The Kansas Preservation of Religious Liberty Act passed the House overwhelmingly last week, a move that will further protect the rights of conscience and the free exercise of religion.
“Government shall not substantially burden a person’s civil right to exercise of religion even if the burden results from a rule of general applicability, unless such government demonstrates, by clear and convincing evidence that application of the burden to the person: (1) Is in furtherance of a compelling governmental interest; and (2) is the least restrictive means of furthering that compelling governmental interest,” the bill outlines.
The bill had cleared the House last year, but failed to clear the Senate. Therefore, some Christian and pro-family groups are taking things as a “wait and see” matter at this time.
“We’re in the same place we were last year,” Robert Noland, the executive director of Kansas Family Policy Council (KFPC), told CitizenLink. “This year the Senate is more conservative. We’re hopeful that when it comes up, the Senate will pass it this time.”

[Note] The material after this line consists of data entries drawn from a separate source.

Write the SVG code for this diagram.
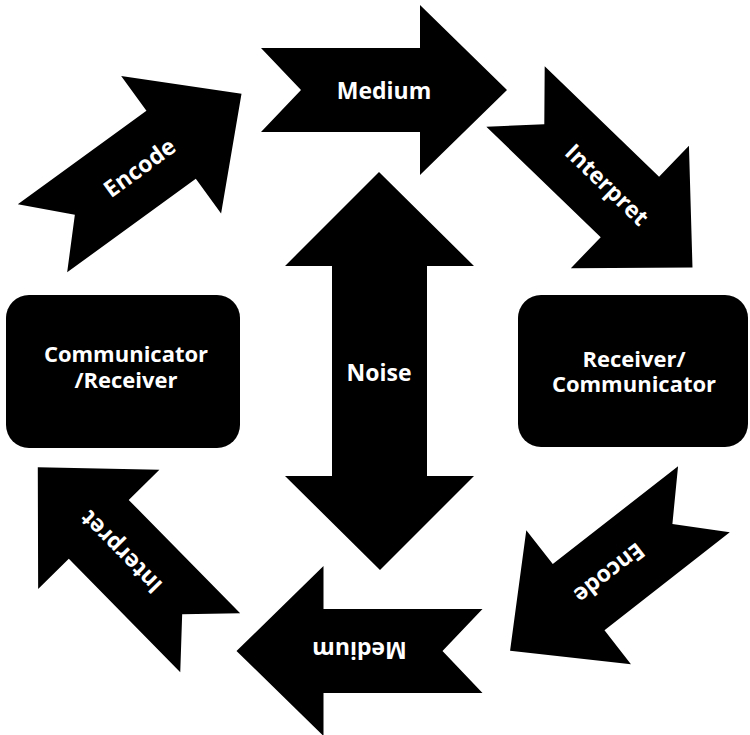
<svg xmlns="http://www.w3.org/2000/svg" width="750" height="735" viewBox="0 0 750 735">
  <style>
    .shape { fill: #000; }
    .lbl { fill: #fff; font-family: "Open Sans", "Liberation Sans", sans-serif; font-weight: bold; font-size: 23px; text-anchor: middle; }
    .box { fill: #fff; font-family: "Open Sans", "Liberation Sans", sans-serif; font-weight: bold; font-size: 22px; text-anchor: middle; }
  </style>
  <defs>
    <path id="arr" d="M-123,-42 L36,-42 L36,-85 L123,0 L36,85 L36,42 L-123,42 L-83,0 Z"/>
  </defs>
  <rect width="750" height="735" fill="#fff"/>
  <g id="connectors">
    <g id="encode-top" transform="translate(142,166) rotate(-36)">
      <use href="#arr" class="shape"/>
      <text class="lbl" x="-3" y="8">Encode</text>
    </g>
    <g id="medium-top" transform="translate(384,90)">
      <use href="#arr" class="shape"/>
      <text class="lbl" x="0" y="9">Medium</text>
    </g>
    <g id="interpret-top" transform="translate(604,182) rotate(44)">
      <use href="#arr" class="shape"/>
      <text class="lbl" x="4" y="8">Interpret</text>
    </g>
    <g id="encode-bottom" transform="translate(607,575) rotate(142)">
      <use href="#arr" class="shape"/>
      <text class="lbl" x="-3" y="8">Encode</text>
    </g>
    <g id="medium-bottom" transform="translate(359.5,651) rotate(180)">
      <use href="#arr" class="shape"/>
      <text class="lbl" x="0" y="9">Medium</text>
    </g>
    <g id="interpret-bottom" transform="translate(124,555) rotate(225.5)">
      <use href="#arr" class="shape"/>
      <text class="lbl" x="4" y="8">Interpret</text>
    </g>
    <g id="noise">
      <path class="shape" d="M379,172 L474,266 L427,266 L427,476 L474,476 L380,570 L285,476 L332,476 L332,266 L285,266 Z"/>
      <text class="lbl" x="379" y="381">Noise</text>
    </g>
  </g>
  <g id="communicator-receiver">
    <rect class="shape" x="6" y="295" width="234" height="153" rx="23"/>
    <text class="box"><tspan x="126" y="362">Communicator</tspan><tspan x="126" y="388">/Receiver</tspan></text>
  </g>
  <g id="receiver-communicator">
    <rect class="shape" x="518" y="295" width="230" height="152" rx="23"/>
    <text class="box"><tspan x="634" y="367">Receiver/</tspan><tspan x="634" y="392">Communicator</tspan></text>
  </g>
</svg>
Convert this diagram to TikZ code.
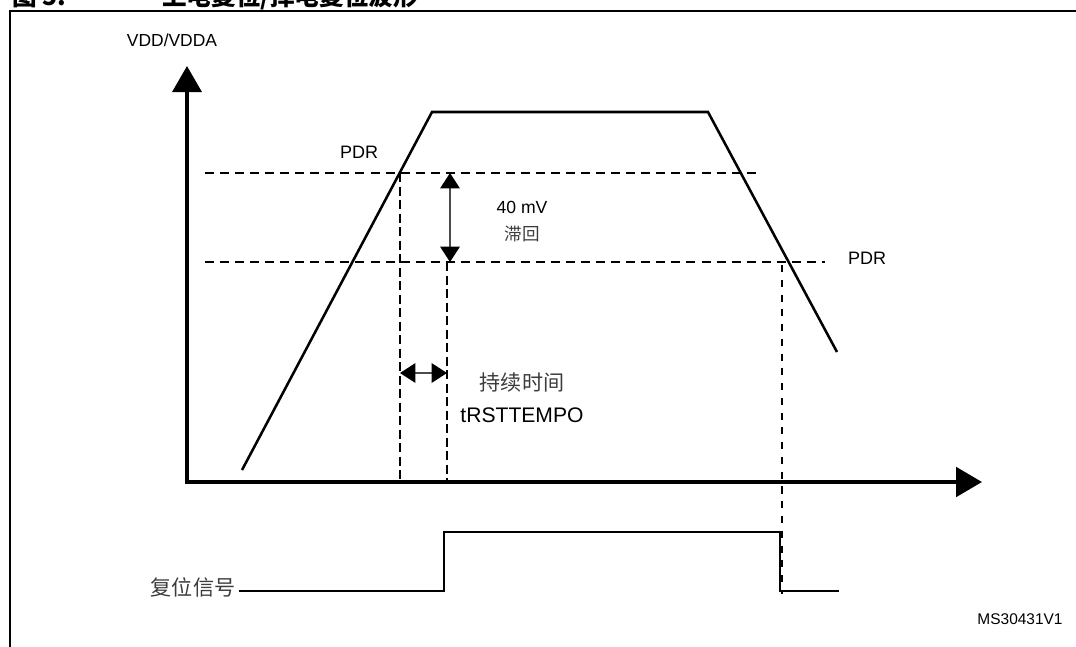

Likewise, in Kentucky, Representatives also passed a bill that seeks to ensure that the government does not burden the free exercise of religion. The bill is stated to serve three goals: “that government shall not burden a person’s or religious organization’s freedom of religion; [to] protect the right to act or refuse to act on religious grounds; specify that government shall prove by clear and convincing evidence prove a compelling governmental interest in establishing a burden on the freedom of religion; specify what constitutes a burden.”
Democratic Representative Bob Damron, who proposed the bill, told House members that the bill would bring clarity to the issue of individual religious rights.
Christians in both Kansas and Kentucky state that the bills are necessary because of the increasing attacks on religious liberty across the nation, such as the punishment of Christian business owners who decline to assist with homosexual events and ceremonies because it violates their faith. Noland also pointed to Obamacare’s abortion pill mandate, which is being challenged by businesses across the country.
“With the recently proposed mandates for health care and other controversial proposals impacting religious organizations and individual religious liberties at all levels of government, the protections in [the Kansas bill] add an important safeguard,” he said.
Sixteen states currently have similar laws on the books, including Pennsylvania, Virginia, Florida, Illinois, Rhode Island and South Carolina.
The bills are based on a similar federal law passed in 1993, called the Religious Freedom Restoration Act. They will now head to the Senate for further consideration.